Can Sundar Pichai pull a Satya Nadella at Alphabet?
Alphabet CEO Sundar Pichai has many battles lined up ahead following his accession this week to the helm of affairs at the world’s largest and most popular search engine’s parent company.
He takes over the reins at a time when Google faces the most intense internal and external scrutiny since its inception, the famed days of the hip and transparent culture boom.
The 47-year old, Pichai, who was raised in Chennai, finds himself leading a company that has been long lauded for its openness and transparency. He will need to follow the company stated motto ‘do the right thing’ even as it moves towards transforming itself from a founder-driven firm to a corporate management, profit-driven path.
Pichai has to pull a Nadella
Time and again, complacency has been viewed as the Achilles’ heel at iconic technology companies that have transitioned from a founder-led culture to a professional corporate management.
Steve Ballmer would have driven Microsoft to the ground had it not been CEO Satya Nadella to the rescue. Post his appointment in 2014, Hyderabad-born Nadella went all-in on cloud computing. He revamped the organisation and its culture. For a company that always created proprietary software, Microsoft has turned 180 degrees with the recent acquisition of open-source coding platform GitHub.

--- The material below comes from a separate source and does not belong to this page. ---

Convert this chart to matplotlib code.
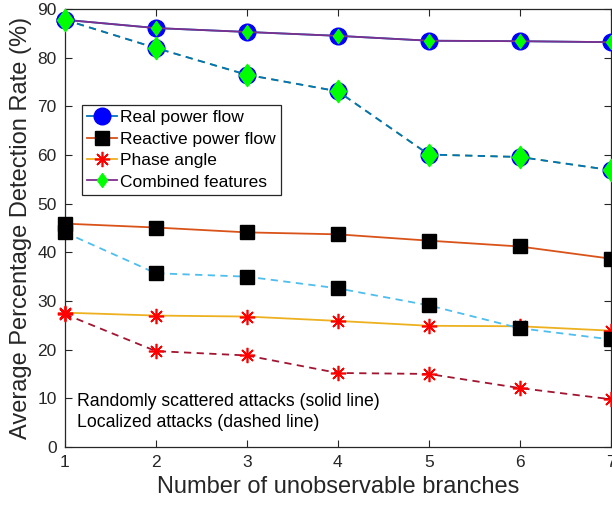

Microsoft released its Office suite of software on the iPad, drastically changing the legacy relations with rivals. Once upon a time, Windows OS was everything at Microsoft. Just as everything at Google revolves around advertising. Over time, cloud platform Azure took over. This evolution is not all Nadella’s doing. But Nadella also lived up to investor expectations. Microsoft’s share price has ballooned over 300% since he stepped in as CEO.
Pichai is yet to show such a transformational streak or come into his own. The trillion dollar question the company faces is, will he, as Google approaches the trillion-dollar mark in market capitalisation.
Nadella has brought transparency and openness to Microsoft’s culture. He is not a conservative leader. He is assured and confident.
Under Pichai, Google has seen its Friday casual town halls being turned into a monthly affair. From being a platform to discuss culture and company policies, it was turned into a forum to discuss its products and business ideas.
Pichai, by several accounts, is unsure of himself. An engineer at heart, he has not really been seen as a people manager. Co-founders Larry Page and Sergey Brin chose one, among their brotherhood of shy engineers brotherhood, to lead the company.
This is a tale of two insider Indian-origin CEOs at the helm of the world’s two top technology companies. And for now, it seems like at the two ends of the spectrum.
Alphabet must strive to break even on its other bets
Pichai has some formidable challenges at hand. The company’s other bets under Alphabet include the likes of Amazon Alexa competitor Google Nest, the self-driving mobility division Waymo, life sciences research firm Verily, et al. These are yet to turn into major sources of pride as Alphabet’s profit and loss statement would hope for.
The Google side of the business posted a 15% year-over-year rise in operating income to $10.9 billion in the third quarter ended September 2019. The entrepreneurial fantasy side of the Alphabet family of businesses, called ‘moonshots’ by the founders and categorised as ‘other bets in the financial documents, posted a 21% wider operating loss of $941 million.
Under Pichai’s leadership as CEO, Google focused on developing products and services, powered by advances in AI. Areas such as advanced digital opportunities in machine learning, quantum computing underwent their growth phase under his ongoing tenure. Alphabet is currently the most cash-rich company in the world, only topped by two other behemoths -- Microsoft and Apple, according to a CNBC report citing data from FactSet last month.
While Pichai's success in Chrome, Maps and Android has helped the company become a technology behemoth and a practical monopoly owing to its superior user experience, however, the company's new growth engines are not paying off yet. Alphabet under Pichai faces a host of challenges, ranging from antitrust investigations to employee revolts.
Pichai has been running the core of Alphabet since 2015. In any case, the founders will continue to be closely involved with the company. Bosses Page and Brin will continue to hold board seats and a major stake in the company.
With the bosses’ trust, can Pichai admit to Google's falters with data privacy, a construct upon which its most thriving advertising model rests? If Google manages to spin off its heavy dependency on the ads business, Pichai will truly be marked as a legend in Silicon Valley.
Google is also no longer the poster-perfect favourite employer in talent attraction, retention.
“We kid, but here's the thing: some had seriously hoped Sergey and Larry would step in and fix Google. Instead of righting the sinking ship, they jumped ship. Only workers like the #thanksgivingfour will fix Google,” is what a former faction of the employees tweeted on the change of CEO seats. The faction of four employees were sacked for what Google said were violations of its data privacy policies.
In November last year, 20,000 odd Google employees took to the streets to protest the company’s handling of sexual harassment allegations.
“Google is not a conventional company. We do not intend to become one,” – these are words etched throughout the company’s S1 filing, the 2004 IPO papers, prior to its NASDAQ listing days.
Whether the motto sticks, only time and Pichai will show. And more importantly, can Pichai do it without being evil?